NIC founder director-general Seshagiri dead
Padma Bhushan N. Seshagiri, former special secretary to the union information technology department and Planning Commission and founder director-general of the state-run National Informatics Centre (NIC), died here after a brief illness. He was 73
According to family sources, the end came late Sunday at his residence in the southern suburb of the city. He leaves behind his wife, son, daughter and two grand children. As the architect of the nationwide computer network (NICNET), Seshagiri drafted the software and hardware policies that revolutionised information technology (IT) in the country.

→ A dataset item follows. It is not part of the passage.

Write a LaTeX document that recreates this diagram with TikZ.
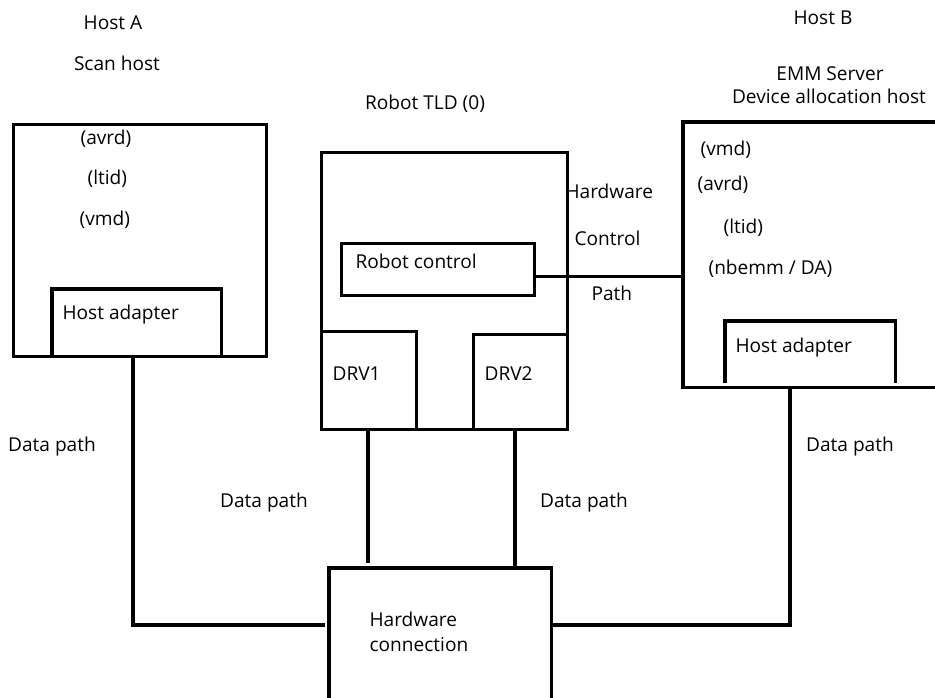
\documentclass[tikz,border=0pt]{standalone}
\usepackage{fontspec}
\setmainfont{Open Sans}
\usetikzlibrary{positioning}
\begin{document}
\begin{tikzpicture}[x=1pt,y=-1pt,line width=3.2pt,
  frame/.style={draw,inner sep=0pt,anchor=north west},
  hollow/.style={inner sep=0pt,anchor=north west},
  lbl/.style={inner sep=0pt,font=\fontsize{19.1}{23}\selectfont},
  lbll/.style={lbl,anchor=west},
  link/.style={line width=2.6pt}]
\useasboundingbox (0,0) rectangle (935,698);
% Host A
\node[lbl] (hostAname) at (113,23) {Host A};
\node[lbl] (hostArole) at (117,63) {Scan host};
\node[frame,minimum width=253pt,minimum height=232pt] (hostA) at (12,123) {};
\node[lbll] (avrdA) at (79,139) {(avrd)};
\node[lbll] (ltidA) at (86,179) {(ltid)};
\node[lbll] (vmdA) at (78,220) {(vmd)};
\node[hollow,minimum width=166pt,minimum height=63pt] (adapA) at (52,289) {};
\draw (adapA.south west) |- (adapA.north east) -- (adapA.south east);
\node[lbll] (adapAtxt) at (61,315) {Host adapter};
% robot
\node[lbl] (robotname) at (425,104) {Robot TLD (0)};
\node[frame,minimum width=246pt,minimum height=277pt] (robot) at (320,151) {};
\node[frame,minimum width=193pt,minimum height=52pt] (rc) at (340,242) {};
\node[lbll] (rctxt) at (354,261) {Robot control};
\node[frame,minimum width=95pt,minimum height=98pt] (drv1) at (320,330) {};
\node[frame,minimum width=94pt,minimum height=95pt] (drv2) at (472,333) {};
\node[lbll] (drv1txt) at (331,374) {DRV1};
\node[lbll] (drv2txt) at (483,374) {DRV2};
\node[lbll] (hwc1) at (564,191) {Hardware};
\node[lbll] (hwc2) at (573,238) {Control};
\node[lbll] (hwc3) at (590,293) {Path};
% Host B
\node[lbl] (hostBname) at (823,18) {Host B};
\node[lbl] (hostBrole1) at (830,74) {EMM Server};
\node[lbl] (hostBrole2) at (829,96) {Device allocation host};
\node[hollow,minimum width=260pt,minimum height=262pt] (hostB) at (683,122) {};
\draw (hostB.north east) -| (hostB.south west) -- (hostB.south east);
\node[lbll] (vmdB) at (699,150) {(vmd)};
\node[lbll] (avrdB) at (696,185) {(avrd)};
\node[lbll] (ltidB) at (722,228) {(ltid)};
\node[lbll] (nbemmB) at (707,269) {(nbemm / DA)};
\node[hollow,minimum width=167pt,minimum height=59pt] (adapB) at (725,321) {};
\draw (adapB.south west) |- (adapB.north east) -- (adapB.south east);
\node[lbll] (adapBtxt) at (734,348) {Host adapter};
% hardware connection
\node[hollow,minimum width=219pt,minimum height=135pt] (hw) at (329,568) {};
\draw (hw.south west) |- (hw.north east) -- (hw.south east);
\node[lbll] (hwtxt1) at (368,619) {Hardware};
\node[lbll] (hwtxt2) at (368,645) {connection};
% data paths
\coordinate (dA) at (133,625);
\coordinate (dB) at (790,625);
\coordinate (d1) at (368,0);
\coordinate (d2) at (515,0);
\draw (hostA.south -| dA) |- ([xshift=-4pt]hw.west |- dA);
\draw (hostB.south -| dB) |- (hw.east |- dB);
\draw[shorten >=5pt] (drv1.south -| d1) -- (hw.north -| d1);
\draw (drv2.south -| d2) -- (hw.north -| d2);
\coordinate (rcout) at ([yshift=-7pt]rc.east);
\draw[link] (rcout) -- (rcout -| hostB.west);
\node[lbl] (dpA) at (52,447) {Data path};
\node[lbl] (dp1) at (264,503) {Data path};
\node[lbl] (dp2) at (584,503) {Data path};
\node[lbl] (dpB) at (850,447) {Data path};
\end{tikzpicture}
\end{document}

"Seshagiri was instrumental in the setting up of the software technology parks of India, which led to the emergence of Indian IT bellwethers such as Infosys and Wipro in Bangalore and TCS in Bombay (Mumbai) three decades ago," city-based NIC director A. Venkateshan told IANS late Tuesday. Recipient of several awards, including Padma Bhushan in 2005 and Karnataka Rajyotsava, Seshagiri strived hard to get the US-based global chip maker Texas Instruments to open its offshore development centre in Bangalore, with his 'flood-in and flood-out software policy'.
"Seshagiri was a great visionary and ahead of his times. He overcame lot of objections from his colleagues for liberalising the software policy. He gave a lot of push to introduce computerisation in the state departments, which led to ushering in e-governance," Venkateshan recalled. As a scientist-professor emeritus of the state-run Council of Scientific and Industrial Research (CSIR) centre for mathematical modelling and computer simulation in Bangalore, Seshagiri is credit with the setting up of the first V-SAT (very small aperture terminal) network outside the US.
"Seshagiri worked hard to promote e-governance across the country and spearheaded development of many e-governance applications." After obtaining doctorate in computers and telecom from the premier Indian Institute of Science (IISc) here, Seshagiri joined the Tata Institute of Fundamental Research (TIFR) at Mumbai in 1966. After five years, he joined as director of information, planning and analysis group of the Electronics Commission at New Delhi in 1971.
"Seshagiri founded NIC and remained as its director-general till 2000. During his 25-year association with NIC, he trained and guided a generation of scientists, engineers and technocrats in various government departments in New Delhi and states across the country," Venkateshan, who worked under him, pointed out. Seshagiri was also technology adviser to HCL Infosystems Ltd after he retired from the government service. His last rites were deferred to Wednesday as his son had to come from the US.